_REQUIREMENT_
Starting with the first line and ending with the line that holds "(N = 24)</div>", repeat the material exactly.

— start of DATASET CONTENT —

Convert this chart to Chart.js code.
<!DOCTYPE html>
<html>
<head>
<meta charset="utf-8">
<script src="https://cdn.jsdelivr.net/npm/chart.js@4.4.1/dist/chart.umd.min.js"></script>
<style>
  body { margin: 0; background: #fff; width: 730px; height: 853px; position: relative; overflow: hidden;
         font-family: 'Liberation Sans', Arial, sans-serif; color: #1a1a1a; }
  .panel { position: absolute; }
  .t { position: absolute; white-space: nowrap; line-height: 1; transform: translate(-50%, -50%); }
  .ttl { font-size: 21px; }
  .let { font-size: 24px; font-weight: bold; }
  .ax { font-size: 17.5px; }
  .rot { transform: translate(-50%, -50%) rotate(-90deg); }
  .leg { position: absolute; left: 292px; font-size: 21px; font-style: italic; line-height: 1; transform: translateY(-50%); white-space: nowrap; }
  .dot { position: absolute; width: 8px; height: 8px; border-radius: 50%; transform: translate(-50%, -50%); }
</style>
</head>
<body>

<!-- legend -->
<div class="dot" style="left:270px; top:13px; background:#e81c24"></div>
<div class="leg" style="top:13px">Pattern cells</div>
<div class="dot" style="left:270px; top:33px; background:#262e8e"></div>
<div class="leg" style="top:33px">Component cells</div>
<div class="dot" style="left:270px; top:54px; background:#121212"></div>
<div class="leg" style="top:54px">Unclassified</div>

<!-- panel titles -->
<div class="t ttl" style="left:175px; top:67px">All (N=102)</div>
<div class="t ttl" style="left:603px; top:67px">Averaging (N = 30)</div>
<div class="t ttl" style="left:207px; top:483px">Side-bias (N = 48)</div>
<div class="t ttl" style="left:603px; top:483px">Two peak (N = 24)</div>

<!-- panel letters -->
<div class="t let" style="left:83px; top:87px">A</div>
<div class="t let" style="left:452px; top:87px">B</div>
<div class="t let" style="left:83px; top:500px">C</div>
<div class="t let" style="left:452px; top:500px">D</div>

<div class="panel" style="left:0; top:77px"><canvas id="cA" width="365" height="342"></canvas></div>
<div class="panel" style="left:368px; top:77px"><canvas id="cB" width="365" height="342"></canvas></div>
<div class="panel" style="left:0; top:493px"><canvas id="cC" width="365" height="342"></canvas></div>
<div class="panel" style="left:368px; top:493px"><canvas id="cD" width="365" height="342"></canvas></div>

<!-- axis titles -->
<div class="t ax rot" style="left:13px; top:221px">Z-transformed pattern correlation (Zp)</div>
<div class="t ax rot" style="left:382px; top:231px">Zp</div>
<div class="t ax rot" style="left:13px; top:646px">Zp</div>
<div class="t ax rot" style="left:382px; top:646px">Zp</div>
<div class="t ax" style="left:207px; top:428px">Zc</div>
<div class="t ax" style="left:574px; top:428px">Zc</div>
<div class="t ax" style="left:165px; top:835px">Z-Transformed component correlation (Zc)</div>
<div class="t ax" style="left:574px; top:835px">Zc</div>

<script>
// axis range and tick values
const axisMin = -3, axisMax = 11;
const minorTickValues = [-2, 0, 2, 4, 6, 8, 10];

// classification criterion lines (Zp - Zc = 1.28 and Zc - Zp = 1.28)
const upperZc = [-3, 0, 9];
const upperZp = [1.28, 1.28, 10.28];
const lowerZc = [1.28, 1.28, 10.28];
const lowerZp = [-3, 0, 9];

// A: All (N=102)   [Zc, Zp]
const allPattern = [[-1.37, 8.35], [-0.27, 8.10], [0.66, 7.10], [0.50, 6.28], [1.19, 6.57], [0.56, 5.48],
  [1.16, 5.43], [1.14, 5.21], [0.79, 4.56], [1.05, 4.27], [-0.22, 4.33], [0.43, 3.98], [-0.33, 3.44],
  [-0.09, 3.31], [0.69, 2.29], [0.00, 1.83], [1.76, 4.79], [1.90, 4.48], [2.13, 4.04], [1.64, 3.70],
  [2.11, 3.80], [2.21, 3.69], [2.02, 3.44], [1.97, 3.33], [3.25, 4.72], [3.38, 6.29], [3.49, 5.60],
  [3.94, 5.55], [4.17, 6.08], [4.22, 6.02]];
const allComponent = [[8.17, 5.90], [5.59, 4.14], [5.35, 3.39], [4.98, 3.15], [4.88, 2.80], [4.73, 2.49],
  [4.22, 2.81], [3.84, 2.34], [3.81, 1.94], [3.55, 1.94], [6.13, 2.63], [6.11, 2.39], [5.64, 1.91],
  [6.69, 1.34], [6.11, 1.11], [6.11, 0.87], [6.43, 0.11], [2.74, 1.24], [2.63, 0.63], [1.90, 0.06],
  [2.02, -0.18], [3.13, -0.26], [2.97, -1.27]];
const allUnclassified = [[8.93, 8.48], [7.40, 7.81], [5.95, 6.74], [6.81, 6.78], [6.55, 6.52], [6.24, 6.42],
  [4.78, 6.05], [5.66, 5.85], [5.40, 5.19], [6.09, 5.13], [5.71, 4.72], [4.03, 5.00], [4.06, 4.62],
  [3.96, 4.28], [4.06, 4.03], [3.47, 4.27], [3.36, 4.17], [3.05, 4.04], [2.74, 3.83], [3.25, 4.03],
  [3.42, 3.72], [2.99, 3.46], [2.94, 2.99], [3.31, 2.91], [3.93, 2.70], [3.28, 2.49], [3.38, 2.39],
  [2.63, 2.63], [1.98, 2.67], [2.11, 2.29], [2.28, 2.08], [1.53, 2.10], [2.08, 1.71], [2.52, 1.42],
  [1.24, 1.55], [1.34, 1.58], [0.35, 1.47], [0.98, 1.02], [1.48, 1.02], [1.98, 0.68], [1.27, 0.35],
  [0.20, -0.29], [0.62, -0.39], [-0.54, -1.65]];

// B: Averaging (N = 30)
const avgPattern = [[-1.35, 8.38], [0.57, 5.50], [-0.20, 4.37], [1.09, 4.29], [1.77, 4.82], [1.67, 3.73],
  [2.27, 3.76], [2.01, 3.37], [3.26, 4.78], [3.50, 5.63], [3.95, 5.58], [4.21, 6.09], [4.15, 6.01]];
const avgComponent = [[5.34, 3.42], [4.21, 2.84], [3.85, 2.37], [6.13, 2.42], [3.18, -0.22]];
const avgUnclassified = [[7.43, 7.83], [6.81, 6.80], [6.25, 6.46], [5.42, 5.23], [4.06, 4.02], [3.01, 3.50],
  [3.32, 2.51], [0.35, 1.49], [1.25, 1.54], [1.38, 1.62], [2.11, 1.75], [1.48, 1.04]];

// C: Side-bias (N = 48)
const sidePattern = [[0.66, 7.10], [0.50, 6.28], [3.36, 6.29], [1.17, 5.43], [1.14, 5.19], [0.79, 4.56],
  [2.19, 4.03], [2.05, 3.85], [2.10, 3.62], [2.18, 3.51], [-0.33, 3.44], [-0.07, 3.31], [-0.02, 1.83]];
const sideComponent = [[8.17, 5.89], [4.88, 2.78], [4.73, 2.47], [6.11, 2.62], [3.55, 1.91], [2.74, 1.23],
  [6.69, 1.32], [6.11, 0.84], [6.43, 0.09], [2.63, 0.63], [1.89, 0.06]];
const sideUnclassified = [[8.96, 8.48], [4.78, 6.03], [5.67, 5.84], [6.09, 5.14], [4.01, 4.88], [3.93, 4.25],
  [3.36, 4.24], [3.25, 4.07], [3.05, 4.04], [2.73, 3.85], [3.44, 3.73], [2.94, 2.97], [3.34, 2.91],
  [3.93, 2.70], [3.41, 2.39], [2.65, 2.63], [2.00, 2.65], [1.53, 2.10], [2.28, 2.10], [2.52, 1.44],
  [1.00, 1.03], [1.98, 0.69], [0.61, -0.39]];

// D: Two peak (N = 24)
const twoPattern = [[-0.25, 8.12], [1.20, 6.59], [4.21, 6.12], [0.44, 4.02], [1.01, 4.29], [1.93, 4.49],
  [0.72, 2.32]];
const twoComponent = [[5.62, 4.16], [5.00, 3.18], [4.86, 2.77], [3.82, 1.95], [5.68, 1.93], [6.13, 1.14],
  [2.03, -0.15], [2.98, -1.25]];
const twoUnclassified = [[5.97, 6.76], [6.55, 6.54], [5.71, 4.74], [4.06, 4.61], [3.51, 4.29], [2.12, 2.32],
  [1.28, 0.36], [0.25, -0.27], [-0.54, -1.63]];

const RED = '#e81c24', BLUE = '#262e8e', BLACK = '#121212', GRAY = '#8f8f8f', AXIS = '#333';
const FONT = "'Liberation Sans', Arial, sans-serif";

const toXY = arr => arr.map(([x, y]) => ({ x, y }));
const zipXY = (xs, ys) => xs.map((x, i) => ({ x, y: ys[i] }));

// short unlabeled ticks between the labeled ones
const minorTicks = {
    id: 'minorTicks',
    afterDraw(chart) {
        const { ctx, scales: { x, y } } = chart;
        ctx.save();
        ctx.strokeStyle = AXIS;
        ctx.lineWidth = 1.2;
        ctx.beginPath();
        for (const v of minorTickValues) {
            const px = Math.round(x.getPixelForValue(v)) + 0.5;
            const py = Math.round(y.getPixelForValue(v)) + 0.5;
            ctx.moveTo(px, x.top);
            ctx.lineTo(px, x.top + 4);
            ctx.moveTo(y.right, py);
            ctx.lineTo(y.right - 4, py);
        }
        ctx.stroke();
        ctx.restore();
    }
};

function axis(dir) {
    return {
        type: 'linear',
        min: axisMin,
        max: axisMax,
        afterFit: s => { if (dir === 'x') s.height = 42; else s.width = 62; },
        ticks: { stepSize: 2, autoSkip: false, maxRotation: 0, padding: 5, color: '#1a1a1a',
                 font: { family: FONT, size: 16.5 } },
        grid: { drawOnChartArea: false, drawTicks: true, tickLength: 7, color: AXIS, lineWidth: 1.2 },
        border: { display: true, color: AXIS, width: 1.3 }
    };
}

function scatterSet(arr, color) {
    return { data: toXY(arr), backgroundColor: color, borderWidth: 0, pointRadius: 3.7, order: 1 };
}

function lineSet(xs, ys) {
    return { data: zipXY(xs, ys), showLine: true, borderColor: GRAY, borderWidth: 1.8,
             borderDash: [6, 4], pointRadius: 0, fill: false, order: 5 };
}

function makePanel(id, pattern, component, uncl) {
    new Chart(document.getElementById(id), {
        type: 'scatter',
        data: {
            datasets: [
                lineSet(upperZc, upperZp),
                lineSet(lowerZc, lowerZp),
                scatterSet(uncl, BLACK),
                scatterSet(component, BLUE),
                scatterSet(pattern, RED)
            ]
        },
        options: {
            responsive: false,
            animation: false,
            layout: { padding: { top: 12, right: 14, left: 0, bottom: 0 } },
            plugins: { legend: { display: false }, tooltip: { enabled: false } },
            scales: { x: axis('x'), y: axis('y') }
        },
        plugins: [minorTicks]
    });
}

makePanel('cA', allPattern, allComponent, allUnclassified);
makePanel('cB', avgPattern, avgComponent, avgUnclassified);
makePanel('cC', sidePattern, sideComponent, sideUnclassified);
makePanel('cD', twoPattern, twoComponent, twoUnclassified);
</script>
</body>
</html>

— end of DATASET CONTENT —

_EXPECTED OUTPUT_
Convert this chart to Chart.js code.
<!DOCTYPE html>
<html>
<head>
<meta charset="utf-8">
<script src="https://cdn.jsdelivr.net/npm/chart.js@4.4.1/dist/chart.umd.min.js"></script>
<style>
  body { margin: 0; background: #fff; width: 730px; height: 853px; position: relative; overflow: hidden;
         font-family: 'Liberation Sans', Arial, sans-serif; color: #1a1a1a; }
  .panel { position: absolute; }
  .t { position: absolute; white-space: nowrap; line-height: 1; transform: translate(-50%, -50%); }
  .ttl { font-size: 21px; }
  .let { font-size: 24px; font-weight: bold; }
  .ax { font-size: 17.5px; }
  .rot { transform: translate(-50%, -50%) rotate(-90deg); }
  .leg { position: absolute; left: 292px; font-size: 21px; font-style: italic; line-height: 1; transform: translateY(-50%); white-space: nowrap; }
  .dot { position: absolute; width: 8px; height: 8px; border-radius: 50%; transform: translate(-50%, -50%); }
</style>
</head>
<body>

<!-- legend -->
<div class="dot" style="left:270px; top:13px; background:#e81c24"></div>
<div class="leg" style="top:13px">Pattern cells</div>
<div class="dot" style="left:270px; top:33px; background:#262e8e"></div>
<div class="leg" style="top:33px">Component cells</div>
<div class="dot" style="left:270px; top:54px; background:#121212"></div>
<div class="leg" style="top:54px">Unclassified</div>

<!-- panel titles -->
<div class="t ttl" style="left:175px; top:67px">All (N=102)</div>
<div class="t ttl" style="left:603px; top:67px">Averaging (N = 30)</div>
<div class="t ttl" style="left:207px; top:483px">Side-bias (N = 48)</div>
<div class="t ttl" style="left:603px; top:483px">Two peak (N = 24)</div>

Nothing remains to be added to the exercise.